Bearer token authentication using your Perceptron API key

Body

application/json
messages
(User message · object | System message · object | Assistant message · object)[]
required

Conversation history listed in order. Supported roles: system, user, assistant.

Author role of the message as defined by the OpenAI Chat Completions spec.

Example:
[
{
"role": "user",
"content": [
{
"type": "video_url",
"video_url": {
"url": "https://raw.githubusercontent.com/perceptron-ai-inc/perceptron/main/cookbook/_shared/assets/tutorials/isaac_frame_by_frame/surf.mp4"
}
},
{
"type": "text",
"text": "What happens in this video?"
}
]
}
]
model
string
default:perceptron-mk1
required

The model to invoke. Available options: perceptron-mk1, isaac-0.2-2b-preview, isaac-0.2-1b, isaac-0.1.

Example:

"perceptron-mk1"

frequency_penalty
number<float> | null

Positive values discourage the model from repeating previously used tokens.

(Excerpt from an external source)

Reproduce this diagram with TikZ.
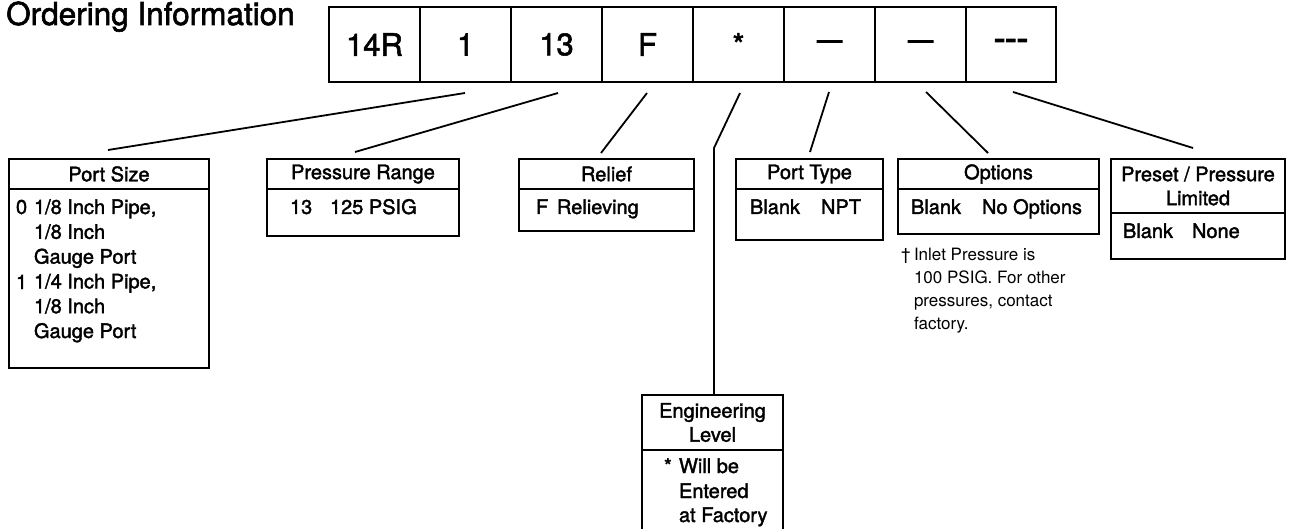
\documentclass[tikz,border=0pt]{standalone}
\usepackage{fontspec}
\setmainfont{TeX Gyre Heros}
\newfontfamily\hvm[FakeBold=1.8]{TeX Gyre Heros}
\newfontfamily\hvd[FakeBold=4]{TeX Gyre Heros}
\usetikzlibrary{calc}
\begin{document}
\begin{tikzpicture}[x=1pt,y=-1pt]
\tikzset{
  cell/.style={draw, line width=2pt, outer sep=0pt, inner sep=0pt,
    minimum width=91pt, minimum height=75pt, font=\hvm\fontsize{31}{36}\selectfont},
  dashcell/.style={cell, font=\hvd\fontsize{25}{28}\selectfont},
  hbox/.style={draw, line width=2pt, outer sep=0pt, inner sep=0pt, anchor=north west,
    align=center, font=\hvm\fontsize{20}{24}\selectfont},
  txt/.style={inner sep=0pt, outer sep=0pt, anchor=base west, font=\hvm\fontsize{20}{24}\selectfont},
  note/.style={inner sep=0pt, outer sep=0pt, anchor=base west, font=\fontsize{17}{23}\selectfont},
  link/.style={line width=1.8pt},
}
\clip (0,0) rectangle (1289,529);
\useasboundingbox (0,0) rectangle (1289,529);

% title
\node[anchor=base west, inner sep=0pt, font=\hvm\fontsize{31.5}{36}\selectfont] (title) at (6,25) {Ordering Information};

% part number code row
\node[cell] (c1) at (374.5,44.5) {14R};
\node[cell] (c2) at (465.5,44.5) {1};
\node[cell] (c3) at (556.5,44.5) {13};
\node[cell] (c4) at (647.5,44.5) {F};
\node[cell] (c5) at (738.5,44.5) {*};
\node[dashcell] (c6) at (829.5,44.5) {—};
\node[dashcell] (c7) at (920.5,44.5) {—};
\node[dashcell, minimum width=90pt, font=\hvd\fontsize{34}{36}\selectfont] (c8) at (1011,44.5) {-{}-{}-};

% Port Size
\node[hbox, minimum width=200pt, minimum height=30pt] (psh) at (9,159) {Port Size};
\node[hbox, minimum width=200pt, minimum height=179pt] (psb) at (9,189) {};
\node[txt] (ps0) at (16,214) {0};
\node[txt] (ps1) at (16,289) {1};
\foreach \t [count=\i] in {1/8 Inch Pipe{,},1/8 Inch,Gauge Port,1/4 Inch Pipe{,},1/8 Inch,Gauge Port}
  \node[txt] (psl\i) at (34,{214+24.8*(\i-1)}) {\t};

% Pressure Range
\node[hbox, minimum width=192pt, minimum height=30pt] (prh) at (267,159) {Pressure Range};
\node[hbox, minimum width=192pt, minimum height=47pt] (prb) at (267,189) {};
\node[txt] (pr1) at (290,214) {13};
\node[txt] (pr2) at (330,214) {125 PSIG};

% Relief
\node[hbox, minimum width=175pt, minimum height=30pt] (rlh) at (519,159) {Relief};
\node[hbox, minimum width=175pt, minimum height=42pt] (rlb) at (519,189) {};
\node[txt] (rl1) at (536,214) {F};
\node[txt] (rl2) at (557,214) {Relieving};

% Engineering Level
\node[hbox, minimum width=141pt, minimum height=55pt] (elh) at (642,395) {Engineering\\Level};
\node[hbox, minimum width=141pt, minimum height=95pt] (elb) at (642,450) {};
\node[txt] (el0) at (664,473) {*};
\node[txt] (el1) at (679,473) {Will be};
\node[txt] (el2) at (679,498) {Entered};
\node[txt] (el3) at (679,522) {at Factory};

% Port Type
\node[hbox, minimum width=147pt, minimum height=30pt] (pth) at (736,159) {Port Type};
\node[hbox, minimum width=147pt, minimum height=51pt] (ptb) at (736,189) {};
\node[txt] (pt1) at (750,214) {Blank};
\node[txt] (pt2) at (821,214) {NPT};

% Options
\node[hbox, minimum width=201pt, minimum height=30pt] (oph) at (898,159) {Options};
\node[hbox, minimum width=201pt, minimum height=45pt] (opb) at (898,189) {};
\node[txt] (op1) at (911,214) {Blank};
\node[txt] (op2) at (982,214) {No Options};
\node[note] (fn0) at (901,260) {†};
\node[note] (fn1) at (914,260) {Inlet Pressure is};
\node[note] (fn2) at (914,283) {100 PSIG. For other};
\node[note] (fn3) at (914,306) {pressures, contact};
\node[note] (fn4) at (914,329) {factory.};

% Preset / Pressure Limited
\node[hbox, minimum width=174pt, minimum height=54pt] (pph) at (1111,159) {Preset / Pressure\\Limited};
\node[hbox, minimum width=174pt, minimum height=46pt] (ppb) at (1111,213) {};
\node[txt] (pp1) at (1123,238) {Blank};
\node[txt] (pp2) at (1192,238) {None};

% leader lines from code positions to their tables
\draw[link] ($(c2.south)+(-0.5,11)$) -- ($(psh.north)+(-1,-9)$);
\draw[link] ($(c3.south)+(1.5,11)$) -- ($(prh.north)+(-8,-7)$);
\draw[link] ($(c4.south)+(-0.5,11)$) -- ($(rlh.north)+(-5.5,-6)$);
\coordinate (bend) at (714,148);
\draw[link] ($(c5.south)+(1.5,11)$) -- (bend) -- (bend |- elh.north);
\draw[link] ($(c6.south)+(-0.5,10)$) -- ($(pth.north)+(0.5,-7)$);
\draw[link] ($(c7.south)+(5.5,10)$) -- ($(oph.north)+(-10.5,-6)$);
\draw[link] ($(c8.south)+(2,10)$) -- ($(pph.north)+(-5,-11)$);
\end{tikzpicture}
\end{document}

Required range: -2 <= x <= 2
max_completion_tokens
integer<int32> | null

Maximum number of completion tokens to generate. Perceptron Mk1 has a 32K context window with an 8K output cap.

Required range: x >= 0
Example:

1024

presence_penalty
number<float> | null

Positive values encourage the model to introduce new concepts.

Required range: -2 <= x <= 2
regex
string | null

Regex pattern for constrained generation.

response_format
object

An object specifying the format that the model must output. Setting to { "type": "json_schema", "json_schema": {...} } enables Structured Outputs which ensures the model will match your supplied JSON schema.

stream
boolean | null
default:false

Set to true for SSE streaming. When omitted, the API returns a single JSON response.

stream_options
object

Optional streaming flags. Set include_usage: true to receive token counts in the final stream chunk.

temperature
number<float> | null
default:0

Sampling temperature. Lower values yield deterministic replies; higher values explore more creative outputs.

Server default is 0.0 for all Perceptron models (perceptron-mk1, isaac-0.1, isaac-0.2-1b, isaac-0.2-2b-preview). Omit the field unless you specifically want non-deterministic sampling.

Required range: 0 <= x <= 2
top_k
integer<int32> | null

Top-k sampling. The model samples from the top k most likely tokens.

Required range: x >= 0
top_p
number<float> | null

Nucleus sampling probability. The model samples from the smallest token set whose cumulative probability exceeds this threshold.

Required range: x <= 1
vision_config
object

Perceptron vision-model controls (thinking, spatial output format, internal-tool toggles). Recommended for perceptron-mk1. Isaac-series models (isaac-0.1, isaac-0.2-1b, isaac-0.2-2b-preview) use <hint>...</hint> system messages instead.

Response

Chat completion generated successfully.

Non-streaming response body when stream=false.

choices
object[]
required
created
integer<int64>
required
Required range: x >= 0
id
string
required
model
string
required
object
string
required
usage
object

Token accounting emitted with every completion.